WRITTEN EXERCISE |
Only lines with the string "Convert" matter here; gather them from the material below.

DATASET EXTRACT |
————

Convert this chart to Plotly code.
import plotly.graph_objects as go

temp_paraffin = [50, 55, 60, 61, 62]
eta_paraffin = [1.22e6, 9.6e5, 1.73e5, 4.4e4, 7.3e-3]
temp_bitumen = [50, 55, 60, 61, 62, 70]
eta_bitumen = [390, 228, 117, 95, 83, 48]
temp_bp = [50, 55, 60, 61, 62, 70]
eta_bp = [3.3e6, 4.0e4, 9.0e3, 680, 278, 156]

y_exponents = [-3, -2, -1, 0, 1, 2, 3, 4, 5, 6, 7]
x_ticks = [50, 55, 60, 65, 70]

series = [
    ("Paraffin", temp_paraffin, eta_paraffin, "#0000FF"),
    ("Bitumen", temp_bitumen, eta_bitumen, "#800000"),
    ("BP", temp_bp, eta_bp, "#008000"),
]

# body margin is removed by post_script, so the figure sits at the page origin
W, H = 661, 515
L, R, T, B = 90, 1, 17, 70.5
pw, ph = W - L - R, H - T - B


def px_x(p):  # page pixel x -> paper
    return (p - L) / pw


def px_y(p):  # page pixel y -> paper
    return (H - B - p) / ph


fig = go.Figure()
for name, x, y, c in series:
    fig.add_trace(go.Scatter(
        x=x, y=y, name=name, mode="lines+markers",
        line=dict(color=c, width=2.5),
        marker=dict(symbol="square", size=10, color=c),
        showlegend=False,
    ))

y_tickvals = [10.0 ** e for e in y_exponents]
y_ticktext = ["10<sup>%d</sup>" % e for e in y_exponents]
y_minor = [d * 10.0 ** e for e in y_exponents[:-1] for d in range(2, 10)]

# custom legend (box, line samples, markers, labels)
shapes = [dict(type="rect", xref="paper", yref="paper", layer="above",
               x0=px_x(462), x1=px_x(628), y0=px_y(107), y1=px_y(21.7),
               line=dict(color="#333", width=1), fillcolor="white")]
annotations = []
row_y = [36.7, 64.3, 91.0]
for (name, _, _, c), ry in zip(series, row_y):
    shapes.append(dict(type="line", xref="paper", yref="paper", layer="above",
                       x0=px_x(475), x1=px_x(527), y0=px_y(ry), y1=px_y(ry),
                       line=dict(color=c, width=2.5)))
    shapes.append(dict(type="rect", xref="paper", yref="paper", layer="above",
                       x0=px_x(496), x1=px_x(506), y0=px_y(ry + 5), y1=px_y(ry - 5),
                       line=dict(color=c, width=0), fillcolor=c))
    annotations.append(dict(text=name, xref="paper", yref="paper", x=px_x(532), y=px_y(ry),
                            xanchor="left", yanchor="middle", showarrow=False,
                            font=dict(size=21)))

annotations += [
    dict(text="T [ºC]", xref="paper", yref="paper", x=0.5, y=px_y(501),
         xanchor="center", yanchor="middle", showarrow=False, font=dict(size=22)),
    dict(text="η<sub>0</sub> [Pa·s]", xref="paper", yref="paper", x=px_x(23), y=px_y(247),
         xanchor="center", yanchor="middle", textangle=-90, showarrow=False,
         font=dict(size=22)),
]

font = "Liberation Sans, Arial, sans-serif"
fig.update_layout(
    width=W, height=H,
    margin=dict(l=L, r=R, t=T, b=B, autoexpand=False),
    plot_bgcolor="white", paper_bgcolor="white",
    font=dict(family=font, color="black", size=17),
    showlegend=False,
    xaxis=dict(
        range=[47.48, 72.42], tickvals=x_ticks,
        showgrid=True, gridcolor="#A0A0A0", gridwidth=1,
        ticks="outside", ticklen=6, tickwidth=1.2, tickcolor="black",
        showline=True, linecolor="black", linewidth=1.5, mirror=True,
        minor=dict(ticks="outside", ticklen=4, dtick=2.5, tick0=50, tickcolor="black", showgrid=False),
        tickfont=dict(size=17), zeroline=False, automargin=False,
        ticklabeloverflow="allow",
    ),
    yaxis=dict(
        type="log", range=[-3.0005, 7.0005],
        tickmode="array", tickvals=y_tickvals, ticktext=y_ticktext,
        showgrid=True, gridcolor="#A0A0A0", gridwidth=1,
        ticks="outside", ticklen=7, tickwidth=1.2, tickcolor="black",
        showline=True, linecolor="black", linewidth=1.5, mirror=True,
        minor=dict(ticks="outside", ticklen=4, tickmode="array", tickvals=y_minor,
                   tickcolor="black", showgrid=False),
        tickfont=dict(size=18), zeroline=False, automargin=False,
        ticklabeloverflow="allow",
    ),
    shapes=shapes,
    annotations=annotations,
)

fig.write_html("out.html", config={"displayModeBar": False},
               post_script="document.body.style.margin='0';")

————

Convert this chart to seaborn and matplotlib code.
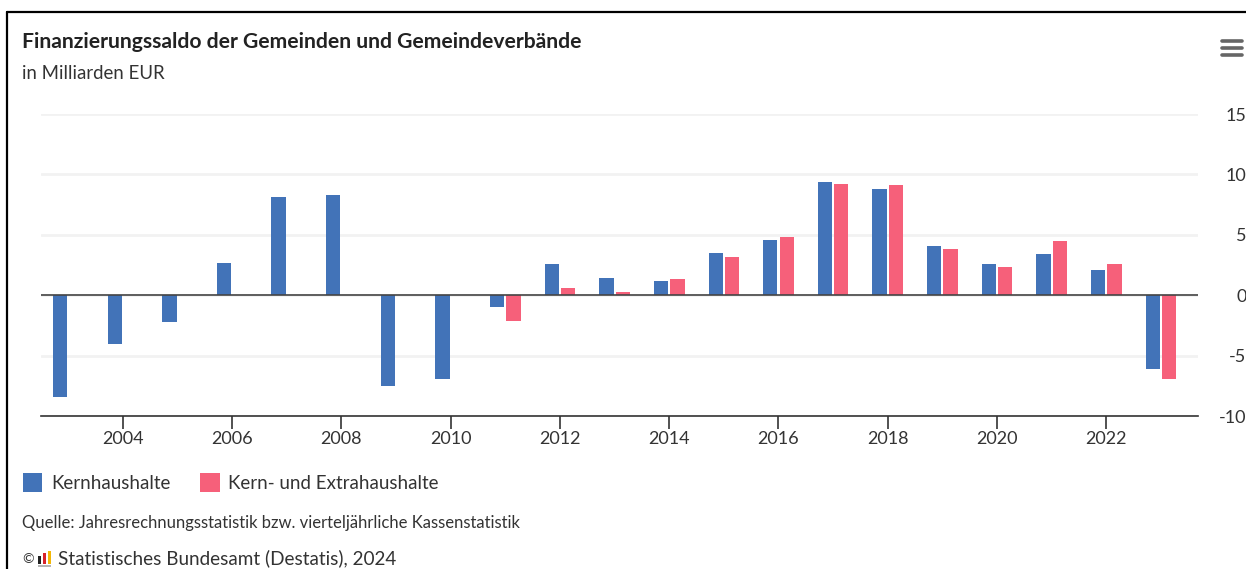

————

OUTPUT FOR THIS TASK |
Convert this chart to Plotly code.
Convert this chart to seaborn and matplotlib code.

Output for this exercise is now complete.